Nigeria’s Inflation Crisis: World Bank Warns of Rising Poverty and Economic Risks

Nigeria’s Inflation Crisis: World Bank Warns of Rising Poverty and Economic Risks

The World Bank has highlighted Nigeria’s persistently high inflation as a major impediment to economic recovery, cautioning that household incomes are being eroded and poverty rates could rise unless decisive measures are taken. Mathew Verghis, Country Director for Nigeria, stressed that inflation, particularly in food prices, disproportionately affects low-income households and undermines purchasing power nationwide.

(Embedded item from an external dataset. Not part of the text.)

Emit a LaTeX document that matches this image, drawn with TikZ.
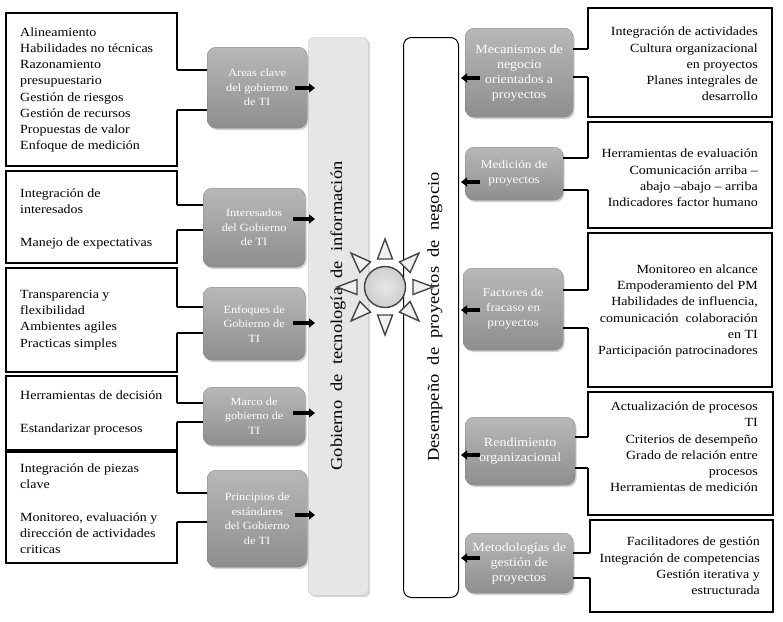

Speaking in an interview with NHM, Verghis described inflation as the most urgent macroeconomic challenge facing Nigeria, noting that food inflation is currently hovering around 20 percent. He indicated that the government’s fiscal and monetary policies must remain coordinated and cautious, warning that premature easing could destabilize ongoing stabilization efforts.

“The priority must be bringing inflation down to protect the most vulnerable and enable sustained economic growth,” Verghis said.

Structural Drivers of Inflation

The World Bank official identified structural constraints that continue to fuel price pressures, including poor transportation infrastructure, multiple road checkpoints, limited power supply, and insufficient irrigation systems for agriculture. These bottlenecks, he noted, exacerbate costs along supply chains and contribute to higher consumer prices.

Verghis recommended targeted policy measures that could provide more immediate relief, such as reviewing import tariffs and restrictions on essential commodities that are widely consumed by low-income households.

Monetary Policy and Exchange Rate Considerations

The Country Director endorsed the Central Bank of Nigeria’s decision to maintain the benchmark interest rate at 27 percent, arguing that firm monetary policy is necessary until inflation demonstrates a sustained downward trend. On exchange rate management, he highlighted the importance of expanding Nigeria’s export base and attracting foreign investment to support long-term stability.

Revenue Growth and Debt Management

Verghis acknowledged recent improvements in non-oil revenue collection, facilitated by subsidy reforms and a more realistic exchange rate regime. He observed that enhanced revenue inflows have contributed to stabilizing Nigeria’s debt indicators and reducing the debt-to-revenue ratio for the first time in several years. However, he emphasized that borrowing must be transparent and directed toward productive sectors to avoid future fiscal risks.

Inclusive Growth and Social Protection

The World Bank official underscored the importance of directing public spending toward the poor. He praised the federal government’s plan to reach 15 million vulnerable households through digital cash transfers, framing it as a key initiative to reduce inequality. Verghis further noted that investments in water, nutrition, education, and health are critical for building a productive population and sustaining inclusive economic growth.

Long-Term Outlook

According to Verghis, Nigeria’s economic recovery depends on a combination of immediate inflation management and structural reforms to enhance productivity, investment, and resilience. “Sustained policy implementation, coupled with strategic social interventions, is essential to restore confidence, expand economic opportunities, and achieve durable growth for millions of Nigerians,” he concluded.